I imagine it’s far harder to be an ambassador when it isn’t clear whether your marching orders are engagement or confrontation, or whether your government is serious about ending the conflict or is simply feigning interest as a delaying tactic to preserve an increasingly unsustainable status quo.

* Yesterday I flagged Jennifer Rubin’s ruminations at Commentary over why Jews hate Sarah Palin. I noted that I don’t believe Jews hate her — they just don’t want to elect her.

I linked to the article’s precis, and then, what the heck, I coughed up the $5 and read the whole thing.

David Frum, who after all is a card-carrying conservative, dismantles it much better than I can, over here:

If American Jews have a problem with Palin, Rubin is right that problem 1 is that they – we – doubt her intellectual capacity for the job. But that’s only the start of the list of problems.

Ignorance is bad. But we all start ignorant. Jews – again like other people, only more so – expect their leaders to start early and to work hard to remedy their ignorance, by learning things. People who don’t, won’t or can’t learn – whose followers disparage the value or need to learn – are going to forfeit Jewish support, and not only Jewish support.

But even this is not the worst of it. Just guessing, but I think the real and most fundamental problem Jews have with Palin is not her gleeful ignorance, but her willful divisiveness. More than any politician in memory, Palin seems to divide her fellow-Americans into first class and second class citizens, real Americans and not-so-real Americans. To do her justice, she has never said anything to suggest that Jews as Jews fall into the second, less-real, class. But Jews do tend to have an intuition that when this sort of line-drawing is done, we are likely to find ourselves on the wrong side.

That said, let me add: Rubin suggests Jewish women like frumpy better than sexy. What’s the term for this? A double whammy? An insult to the many elegant, eloquent Jewish women I have known all my life? Or an insult to collective Jewish intelligence? ("I’d vote for her, but her skirts are too tight?" Please.)

Here’s the thing: A few years ago I covered a number of events around town where Jewish women, tears in their eyes, packed rooms to cheer the election of an devoutly Christian mother of five who refused to launch her career until her children were grown and who is always elegantly turned out: Nancy Pelosi.

And one other thing: Jews don’t take pride in their kids’ sports successes? Jennifer, come around Arlington one muddy, soggy weekend morning, and we’ll do a tour of the soccer fields, count the Hebrew primers tucked into bags for breaks, and match them to the red-faced, screaming parents.

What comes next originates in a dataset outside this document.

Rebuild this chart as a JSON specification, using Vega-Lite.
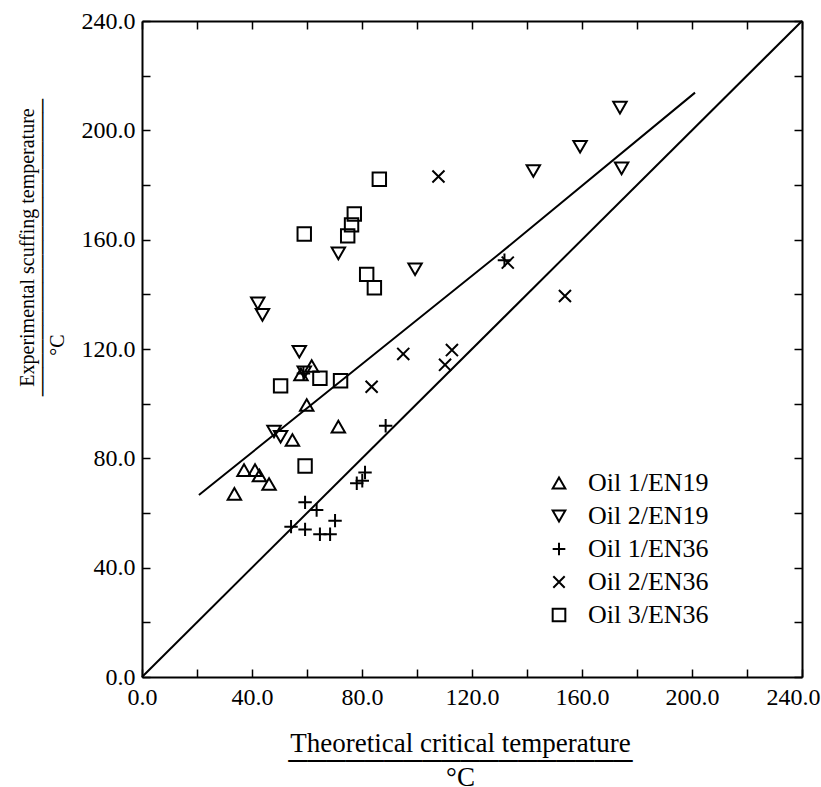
{
  "$schema": "https://vega.github.io/schema/vega-lite/v6.json",
  "autosize": "none",
  "width": 660,
  "height": 656,
  "padding": {"left": 142, "top": 21, "right": 19, "bottom": 110},
  "background": "white",
  "config": {
    "font": "Liberation Serif",
    "view": {"stroke": null},
    "axis": {
      "domainColor": "black",
      "domainWidth": 2,
      "tickColor": "black",
      "tickWidth": 1.5,
      "grid": false,
      "labelColor": "black",
      "titleColor": "black",
      "labelFont": "Liberation Serif",
      "titleFont": "Liberation Serif",
      "titleFontWeight": "normal"
    },
    "legend": {
      "labelFont": "Liberation Serif",
      "labelColor": "black"
    }
  },
  "datasets": {
    "points": [
      {"x": 33.6, "y": 67.0, "series": "Oil 1/EN19"},
      {"x": 37.1, "y": 75.7, "series": "Oil 1/EN19"},
      {"x": 41.1, "y": 75.7, "series": "Oil 1/EN19"},
      {"x": 42.7, "y": 73.7, "series": "Oil 1/EN19"},
      {"x": 46.2, "y": 70.6, "series": "Oil 1/EN19"},
      {"x": 54.7, "y": 86.7, "series": "Oil 1/EN19"},
      {"x": 59.9, "y": 99.5, "series": "Oil 1/EN19"},
      {"x": 57.8, "y": 110.7, "series": "Oil 1/EN19"},
      {"x": 61.7, "y": 113.8, "series": "Oil 1/EN19"},
      {"x": 71.4, "y": 91.6, "series": "Oil 1/EN19"},
      {"x": 42.1, "y": 136.7, "series": "Oil 2/EN19"},
      {"x": 43.8, "y": 132.5, "series": "Oil 2/EN19"},
      {"x": 71.4, "y": 155.0, "series": "Oil 2/EN19"},
      {"x": 99.3, "y": 149.2, "series": "Oil 2/EN19"},
      {"x": 57.2, "y": 119.0, "series": "Oil 2/EN19"},
      {"x": 59.0, "y": 111.5, "series": "Oil 2/EN19"},
      {"x": 48.0, "y": 89.8, "series": "Oil 2/EN19"},
      {"x": 50.4, "y": 87.9, "series": "Oil 2/EN19"},
      {"x": 142.3, "y": 185.1, "series": "Oil 2/EN19"},
      {"x": 159.3, "y": 194.0, "series": "Oil 2/EN19"},
      {"x": 173.8, "y": 208.3, "series": "Oil 2/EN19"},
      {"x": 174.4, "y": 186.1, "series": "Oil 2/EN19"},
      {"x": 54.2, "y": 55.0, "series": "Oil 1/EN36"},
      {"x": 59.3, "y": 63.9, "series": "Oil 1/EN36"},
      {"x": 59.3, "y": 54.0, "series": "Oil 1/EN36"},
      {"x": 63.5, "y": 61.1, "series": "Oil 1/EN36"},
      {"x": 64.7, "y": 52.2, "series": "Oil 1/EN36"},
      {"x": 68.4, "y": 52.2, "series": "Oil 1/EN36"},
      {"x": 70.2, "y": 57.2, "series": "Oil 1/EN36"},
      {"x": 78.1, "y": 70.9, "series": "Oil 1/EN36"},
      {"x": 81.1, "y": 74.8, "series": "Oil 1/EN36"},
      {"x": 80.1, "y": 71.8, "series": "Oil 1/EN36"},
      {"x": 88.6, "y": 91.9, "series": "Oil 1/EN36"},
      {"x": 58.7, "y": 111.0, "series": "Oil 1/EN36"},
      {"x": 131.8, "y": 152.5, "series": "Oil 1/EN36"},
      {"x": 107.8, "y": 183.1, "series": "Oil 2/EN36"},
      {"x": 95.0, "y": 118.2, "series": "Oil 2/EN36"},
      {"x": 83.5, "y": 106.2, "series": "Oil 2/EN36"},
      {"x": 153.8, "y": 139.4, "series": "Oil 2/EN36"},
      {"x": 112.7, "y": 119.6, "series": "Oil 2/EN36"},
      {"x": 110.2, "y": 114.2, "series": "Oil 2/EN36"},
      {"x": 133.0, "y": 151.6, "series": "Oil 2/EN36"},
      {"x": 59.0, "y": 162.1, "series": "Oil 3/EN36"},
      {"x": 86.3, "y": 182.1, "series": "Oil 3/EN36"},
      {"x": 77.2, "y": 169.4, "series": "Oil 3/EN36"},
      {"x": 76.2, "y": 165.4, "series": "Oil 3/EN36"},
      {"x": 74.8, "y": 161.4, "series": "Oil 3/EN36"},
      {"x": 81.7, "y": 147.3, "series": "Oil 3/EN36"},
      {"x": 84.5, "y": 142.4, "series": "Oil 3/EN36"},
      {"x": 50.4, "y": 106.5, "series": "Oil 3/EN36"},
      {"x": 64.7, "y": 109.3, "series": "Oil 3/EN36"},
      {"x": 72.2, "y": 108.4, "series": "Oil 3/EN36"},
      {"x": 59.3, "y": 77.2, "series": "Oil 3/EN36"}
    ],
    "lines": [
      {"x": 0, "y": 0, "line": "equal"},
      {"x": 240, "y": 240, "line": "equal"},
      {"x": 20.7, "y": 66.6, "line": "fit"},
      {"x": 130.2, "y": 155.0, "line": "fit"},
      {"x": 201.1, "y": 213.8, "line": "fit"}
    ]
  },
  "layer": [
    {
      "data": {"name": "points"},
      "mark": {"type": "point", "filled": false, "stroke": "black", "strokeWidth": 2, "size": 180, "opacity": 1},
      "encoding": {
        "x": {
          "field": "x", "type": "quantitative",
          "scale": {"domain": [0, 240], "nice": false, "zero": false},
          "axis": {
            "orient": "bottom",
            "values": [0, 20, 40, 60, 80, 100, 120, 140, 160, 180, 200, 220, 240],
            "labelExpr": "datum.value === 240 ? '240.0\u2800' : (datum.value % 40 === 0 ? format(datum.value, '.1f') : '')",
            "tickSize": -8,
            "labelPadding": 16,
            "labelFontSize": 24,
            "labelFlush": false,
            "labelOverlap": false,
            "labelBound": false,
            "title": ["Theoretical critical temperature", "──────────────────", "°C"],
            "titleFontSize": 27,
            "titleLineHeight": 17,
            "titlePadding": 21,
            "titleX": 318
          }
        },
        "y": {
          "field": "y", "type": "quantitative",
          "scale": {"domain": [0, 240], "nice": false, "zero": false},
          "axis": {
            "orient": "left",
            "values": [0, 20, 40, 60, 80, 100, 120, 140, 160, 180, 200, 220, 240],
            "labelExpr": "datum.value % 40 === 0 ? format(datum.value, '.1f') : ''",
            "tickSize": -8,
            "labelPadding": 15,
            "labelFontSize": 24,
            "labelFlush": false,
            "labelOverlap": false,
            "title": ["Experimental scuffing temperature", "─────────────────────", "°C\u2800\u2800\u2800\u2800\u2800\u2800\u2800\u2800\u2800\u2800\u2800\u2800\u2800"],
            "titleFontSize": 20,
            "titleLineHeight": 15,
            "titleBaseline": "bottom",
            "titleAngle": -90,
            "titleAlign": "center",
            "titleX": -105,
            "titleY": 226
          }
        },
        "shape": {
          "field": "series", "type": "nominal",
          "scale": {
            "domain": ["Oil 1/EN19", "Oil 2/EN19", "Oil 1/EN36", "Oil 2/EN36", "Oil 3/EN36"],
            "range": ["triangle-up", "triangle-down", "M-1,0L1,0M0,-1L0,1", "M-0.9,-0.9L0.9,0.9M-0.9,0.9L0.9,-0.9", "square"]
          },
          "legend": {
            "title": null,
            "orient": "none",
            "legendX": 404,
            "legendY": 449,
            "labelFontSize": 26,
            "symbolSize": 160,
            "symbolStrokeWidth": 2,
            "symbolStrokeColor": "black",
            "symbolFillColor": "transparent",
            "rowPadding": 7,
            "labelOffset": 16,
            "padding": 0
          }
        }
      }
    },
    {
      "data": {"name": "lines"},
      "mark": {"type": "line", "color": "black", "strokeWidth": 2},
      "encoding": {
        "x": {
          "field": "x", "type": "quantitative",
          "scale": {"domain": [0, 240], "nice": false, "zero": false},
          "axis": {
            "orient": "top",
            "values": [0, 20, 40, 60, 80, 100, 120, 140, 160, 180, 200, 220, 240],
            "labels": false,
            "tickSize": -8,
            "title": null
          }
        },
        "y": {
          "field": "y", "type": "quantitative",
          "scale": {"domain": [0, 240], "nice": false, "zero": false},
          "axis": {
            "orient": "right",
            "values": [0, 20, 40, 60, 80, 100, 120, 140, 160, 180, 200, 220, 240],
            "labels": false,
            "tickSize": -8,
            "title": null
          }
        },
        "detail": {"field": "line", "type": "nominal"}
      }
    }
  ],
  "resolve": {"axis": {"x": "independent", "y": "independent"}}
}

And, okay, I can’t shut up, but Jews underserve in the military? They do not, actually. As long as the Defense Department counted — up until the Korean War, I’ve heard — they served disproportionately; one in 16 soldiers in World War I was Jewish. Vets say their reckonings suggest the same is true today, although it’s impossible to know. But I don’t know of an American Jew who is not proud of a community that has given the forces its current commander of the Air Force and its assistant commander of the Marines. Visit this museum, Jennifer, and apologize to the WWII dogtags scratched with Magen Davids — troops  who defiantly wore their Jewishness, against orders not to. Walk through Brooklyn and count the Jewish names on the slabs in Prospect Park, at the foot of the trees along the avenues. Lack a family military tradition? Tell that to the Jews I know who have proudly walked their grandfathers through the World War II memorial on the National Mall.

Commentary does me a service, though, allowing me to indulge in screaming at the stereotypes floating across my screen without having to hand Mondoweiss a site view.

$5 well spent.

[UPDATE: One more note. I have no idea whether Frum is right that Palin is  guilty of "willful divisiveness." My point was that some people certainly believe she is, and such views have much more to do with the Jewish angst — liberal and conservative — over Palin than her appearance does.]

*Speaking of screaming at the screen,  Jeffrey Goldberg at the Atlantic does yeoman’s work in tracking C-Span’s bizarre rave-o-matic this weekend: No one intervened when Michael Scheuer, former CIA analyst, took calls from his anti-Semitic fellow travelers and let the conspiracy-infused spittle fly. Goldblog has yet to get an explanation.